**Task brief**
Everything in the listing below from the line containing "Write the D3.js code for this chart." through the line containing "43, right: 21" should be repeated exactly; leave out every other line.

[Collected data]
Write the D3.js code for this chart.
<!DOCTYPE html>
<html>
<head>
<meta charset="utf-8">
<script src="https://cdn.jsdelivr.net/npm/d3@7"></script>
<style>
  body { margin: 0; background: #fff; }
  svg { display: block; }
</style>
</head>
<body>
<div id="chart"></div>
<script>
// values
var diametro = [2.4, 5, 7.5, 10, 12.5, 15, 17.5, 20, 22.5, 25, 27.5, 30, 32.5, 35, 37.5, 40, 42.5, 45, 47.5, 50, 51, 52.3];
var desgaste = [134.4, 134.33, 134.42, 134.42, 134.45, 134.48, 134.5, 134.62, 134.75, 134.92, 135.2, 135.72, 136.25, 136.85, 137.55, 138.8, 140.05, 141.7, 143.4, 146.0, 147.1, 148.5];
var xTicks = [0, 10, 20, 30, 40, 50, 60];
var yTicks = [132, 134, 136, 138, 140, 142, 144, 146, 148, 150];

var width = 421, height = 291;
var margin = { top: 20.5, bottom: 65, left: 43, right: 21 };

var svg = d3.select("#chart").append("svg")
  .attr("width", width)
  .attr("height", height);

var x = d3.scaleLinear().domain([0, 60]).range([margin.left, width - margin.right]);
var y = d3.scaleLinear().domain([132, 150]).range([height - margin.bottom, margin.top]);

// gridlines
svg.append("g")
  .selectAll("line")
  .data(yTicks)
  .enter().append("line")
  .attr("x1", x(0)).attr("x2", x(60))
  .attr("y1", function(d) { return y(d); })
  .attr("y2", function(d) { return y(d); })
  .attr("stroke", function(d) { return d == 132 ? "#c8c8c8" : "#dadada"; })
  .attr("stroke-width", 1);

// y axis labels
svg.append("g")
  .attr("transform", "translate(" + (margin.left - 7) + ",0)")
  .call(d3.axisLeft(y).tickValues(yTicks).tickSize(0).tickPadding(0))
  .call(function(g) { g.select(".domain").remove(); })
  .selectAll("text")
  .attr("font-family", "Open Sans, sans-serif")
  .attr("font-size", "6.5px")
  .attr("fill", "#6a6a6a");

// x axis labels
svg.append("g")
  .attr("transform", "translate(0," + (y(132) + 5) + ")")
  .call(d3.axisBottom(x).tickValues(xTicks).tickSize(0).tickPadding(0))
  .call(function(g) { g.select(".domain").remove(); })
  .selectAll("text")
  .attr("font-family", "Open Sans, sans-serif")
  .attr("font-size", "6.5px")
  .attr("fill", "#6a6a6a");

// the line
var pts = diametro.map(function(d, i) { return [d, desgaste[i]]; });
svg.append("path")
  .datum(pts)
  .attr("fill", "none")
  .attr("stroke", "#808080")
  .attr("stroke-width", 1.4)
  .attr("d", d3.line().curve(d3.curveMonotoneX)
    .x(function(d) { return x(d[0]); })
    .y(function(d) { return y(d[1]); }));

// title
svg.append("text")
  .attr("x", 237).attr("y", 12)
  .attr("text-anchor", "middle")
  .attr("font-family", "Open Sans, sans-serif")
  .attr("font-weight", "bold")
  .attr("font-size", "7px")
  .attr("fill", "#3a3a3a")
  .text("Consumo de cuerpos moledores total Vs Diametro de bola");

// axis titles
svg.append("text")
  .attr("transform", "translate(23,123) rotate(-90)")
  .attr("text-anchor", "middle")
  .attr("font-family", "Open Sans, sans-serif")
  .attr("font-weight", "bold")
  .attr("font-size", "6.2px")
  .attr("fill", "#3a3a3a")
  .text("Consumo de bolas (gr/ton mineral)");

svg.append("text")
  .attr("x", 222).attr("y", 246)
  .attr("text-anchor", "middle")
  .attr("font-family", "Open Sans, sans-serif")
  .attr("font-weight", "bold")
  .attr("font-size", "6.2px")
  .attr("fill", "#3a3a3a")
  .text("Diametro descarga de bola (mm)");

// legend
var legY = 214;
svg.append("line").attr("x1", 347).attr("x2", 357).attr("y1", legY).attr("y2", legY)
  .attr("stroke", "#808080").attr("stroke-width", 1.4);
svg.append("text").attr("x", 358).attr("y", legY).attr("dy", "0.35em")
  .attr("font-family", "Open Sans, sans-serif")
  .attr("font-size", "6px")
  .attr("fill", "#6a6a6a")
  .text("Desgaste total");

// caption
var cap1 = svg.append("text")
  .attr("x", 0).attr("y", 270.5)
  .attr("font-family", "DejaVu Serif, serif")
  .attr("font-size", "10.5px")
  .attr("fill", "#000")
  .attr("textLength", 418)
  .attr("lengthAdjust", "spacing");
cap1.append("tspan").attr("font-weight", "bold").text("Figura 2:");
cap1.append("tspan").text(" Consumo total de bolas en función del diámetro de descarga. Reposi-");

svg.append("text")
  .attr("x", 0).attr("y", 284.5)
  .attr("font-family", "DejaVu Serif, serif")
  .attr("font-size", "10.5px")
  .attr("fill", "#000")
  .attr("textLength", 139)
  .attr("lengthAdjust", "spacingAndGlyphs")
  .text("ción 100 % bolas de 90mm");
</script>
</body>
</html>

==

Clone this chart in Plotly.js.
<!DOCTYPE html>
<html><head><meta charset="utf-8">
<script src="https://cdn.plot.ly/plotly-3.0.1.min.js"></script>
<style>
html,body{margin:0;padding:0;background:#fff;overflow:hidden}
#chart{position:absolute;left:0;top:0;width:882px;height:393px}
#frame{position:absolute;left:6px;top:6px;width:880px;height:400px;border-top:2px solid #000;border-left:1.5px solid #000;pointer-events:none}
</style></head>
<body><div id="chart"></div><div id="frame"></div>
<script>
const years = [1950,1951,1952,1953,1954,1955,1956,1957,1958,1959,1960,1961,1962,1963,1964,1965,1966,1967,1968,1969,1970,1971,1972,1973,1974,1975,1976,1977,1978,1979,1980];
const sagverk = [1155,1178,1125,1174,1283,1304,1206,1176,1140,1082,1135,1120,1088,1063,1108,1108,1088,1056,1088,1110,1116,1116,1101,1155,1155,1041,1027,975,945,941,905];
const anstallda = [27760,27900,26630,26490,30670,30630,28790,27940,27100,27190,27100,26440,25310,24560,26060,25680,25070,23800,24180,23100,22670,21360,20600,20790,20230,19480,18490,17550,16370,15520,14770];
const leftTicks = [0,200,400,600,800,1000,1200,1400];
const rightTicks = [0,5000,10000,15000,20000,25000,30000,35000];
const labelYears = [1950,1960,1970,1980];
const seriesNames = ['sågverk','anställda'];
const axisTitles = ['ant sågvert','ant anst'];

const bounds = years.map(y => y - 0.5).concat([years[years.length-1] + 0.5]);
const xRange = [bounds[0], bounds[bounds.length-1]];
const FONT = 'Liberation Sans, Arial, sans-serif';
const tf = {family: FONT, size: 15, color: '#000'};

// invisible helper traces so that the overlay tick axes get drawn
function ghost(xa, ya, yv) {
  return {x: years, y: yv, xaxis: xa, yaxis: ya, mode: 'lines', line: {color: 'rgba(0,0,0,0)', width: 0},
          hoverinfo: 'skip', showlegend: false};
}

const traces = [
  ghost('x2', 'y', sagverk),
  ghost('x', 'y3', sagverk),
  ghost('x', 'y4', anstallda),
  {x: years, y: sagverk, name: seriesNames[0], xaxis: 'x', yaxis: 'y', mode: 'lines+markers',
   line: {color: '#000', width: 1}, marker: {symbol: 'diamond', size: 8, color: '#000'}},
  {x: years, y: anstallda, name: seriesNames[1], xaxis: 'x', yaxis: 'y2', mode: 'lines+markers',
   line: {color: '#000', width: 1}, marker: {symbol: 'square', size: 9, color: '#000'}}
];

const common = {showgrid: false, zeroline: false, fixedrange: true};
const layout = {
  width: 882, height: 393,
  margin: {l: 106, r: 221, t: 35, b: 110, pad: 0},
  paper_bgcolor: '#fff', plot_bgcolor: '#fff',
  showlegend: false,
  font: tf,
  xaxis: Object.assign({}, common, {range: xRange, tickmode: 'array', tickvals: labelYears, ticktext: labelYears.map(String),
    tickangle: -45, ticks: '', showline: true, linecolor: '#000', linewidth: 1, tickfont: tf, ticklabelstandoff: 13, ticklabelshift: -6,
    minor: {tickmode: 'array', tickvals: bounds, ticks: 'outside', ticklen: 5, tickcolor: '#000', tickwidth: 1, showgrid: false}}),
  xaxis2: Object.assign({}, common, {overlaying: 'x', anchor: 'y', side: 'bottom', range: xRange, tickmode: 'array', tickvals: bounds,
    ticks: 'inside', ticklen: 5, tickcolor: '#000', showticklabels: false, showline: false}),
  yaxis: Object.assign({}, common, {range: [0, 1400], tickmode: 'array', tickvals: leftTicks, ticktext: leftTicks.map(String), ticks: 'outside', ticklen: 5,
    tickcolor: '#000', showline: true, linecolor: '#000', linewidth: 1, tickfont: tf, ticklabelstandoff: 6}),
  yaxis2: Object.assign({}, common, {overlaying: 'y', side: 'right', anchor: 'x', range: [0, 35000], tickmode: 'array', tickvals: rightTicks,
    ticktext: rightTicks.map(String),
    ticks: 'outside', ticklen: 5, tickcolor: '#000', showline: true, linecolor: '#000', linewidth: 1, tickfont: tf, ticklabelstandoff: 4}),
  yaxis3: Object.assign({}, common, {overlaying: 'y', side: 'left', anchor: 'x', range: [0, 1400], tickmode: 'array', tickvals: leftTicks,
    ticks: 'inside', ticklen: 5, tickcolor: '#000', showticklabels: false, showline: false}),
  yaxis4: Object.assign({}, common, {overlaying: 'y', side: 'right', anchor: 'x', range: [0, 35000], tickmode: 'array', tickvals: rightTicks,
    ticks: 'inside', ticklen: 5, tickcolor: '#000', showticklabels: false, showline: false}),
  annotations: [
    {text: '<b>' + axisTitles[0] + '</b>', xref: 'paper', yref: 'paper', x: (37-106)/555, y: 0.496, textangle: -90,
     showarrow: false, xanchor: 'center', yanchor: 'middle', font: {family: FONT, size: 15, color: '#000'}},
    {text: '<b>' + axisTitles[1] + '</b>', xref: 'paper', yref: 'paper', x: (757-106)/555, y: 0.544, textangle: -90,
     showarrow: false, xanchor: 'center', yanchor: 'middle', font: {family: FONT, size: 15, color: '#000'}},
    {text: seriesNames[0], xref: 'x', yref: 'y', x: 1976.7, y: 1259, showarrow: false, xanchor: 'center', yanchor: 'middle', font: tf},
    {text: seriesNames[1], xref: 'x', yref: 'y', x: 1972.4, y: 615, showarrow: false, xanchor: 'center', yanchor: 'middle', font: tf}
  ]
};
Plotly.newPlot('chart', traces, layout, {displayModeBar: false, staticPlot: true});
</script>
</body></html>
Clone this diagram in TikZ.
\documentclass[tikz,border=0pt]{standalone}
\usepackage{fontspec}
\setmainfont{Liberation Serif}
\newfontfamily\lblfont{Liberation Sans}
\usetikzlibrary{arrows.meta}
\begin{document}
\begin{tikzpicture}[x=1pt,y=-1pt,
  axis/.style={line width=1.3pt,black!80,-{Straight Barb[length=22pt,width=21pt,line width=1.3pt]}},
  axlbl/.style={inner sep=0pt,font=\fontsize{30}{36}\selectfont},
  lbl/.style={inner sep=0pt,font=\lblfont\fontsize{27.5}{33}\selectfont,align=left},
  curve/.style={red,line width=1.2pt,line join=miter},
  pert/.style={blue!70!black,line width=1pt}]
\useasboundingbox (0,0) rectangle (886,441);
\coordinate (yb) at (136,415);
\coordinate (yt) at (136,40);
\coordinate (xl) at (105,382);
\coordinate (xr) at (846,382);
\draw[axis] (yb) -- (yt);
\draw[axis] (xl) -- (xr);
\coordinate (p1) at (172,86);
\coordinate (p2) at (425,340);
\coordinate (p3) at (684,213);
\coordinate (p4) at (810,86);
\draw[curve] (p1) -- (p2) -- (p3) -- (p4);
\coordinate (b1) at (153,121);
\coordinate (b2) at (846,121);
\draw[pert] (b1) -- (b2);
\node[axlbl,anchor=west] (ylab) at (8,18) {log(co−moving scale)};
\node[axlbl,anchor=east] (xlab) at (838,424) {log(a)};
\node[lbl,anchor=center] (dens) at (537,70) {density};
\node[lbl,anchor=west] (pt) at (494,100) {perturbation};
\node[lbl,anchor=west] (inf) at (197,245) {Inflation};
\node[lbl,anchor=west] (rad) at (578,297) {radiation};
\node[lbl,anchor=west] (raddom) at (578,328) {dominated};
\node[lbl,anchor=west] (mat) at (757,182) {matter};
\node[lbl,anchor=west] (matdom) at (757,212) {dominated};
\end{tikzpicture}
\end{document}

**Response to the task**
Write the D3.js code for this chart.
<!DOCTYPE html>
<html>
<head>
<meta charset="utf-8">
<script src="https://cdn.jsdelivr.net/npm/d3@7"></script>
<style>
  body { margin: 0; background: #fff; }
  svg { display: block; }
</style>
</head>
<body>
<div id="chart"></div>
<script>
// values
var diametro = [2.4, 5, 7.5, 10, 12.5, 15, 17.5, 20, 22.5, 25, 27.5, 30, 32.5, 35, 37.5, 40, 42.5, 45, 47.5, 50, 51, 52.3];
var desgaste = [134.4, 134.33, 134.42, 134.42, 134.45, 134.48, 134.5, 134.62, 134.75, 134.92, 135.2, 135.72, 136.25, 136.85, 137.55, 138.8, 140.05, 141.7, 143.4, 146.0, 147.1, 148.5];
var xTicks = [0, 10, 20, 30, 40, 50, 60];
var yTicks = [132, 134, 136, 138, 140, 142, 144, 146, 148, 150];

var width = 421, height = 291;
var margin = { top: 20.5, bottom: 65, left: 43, right: 21 };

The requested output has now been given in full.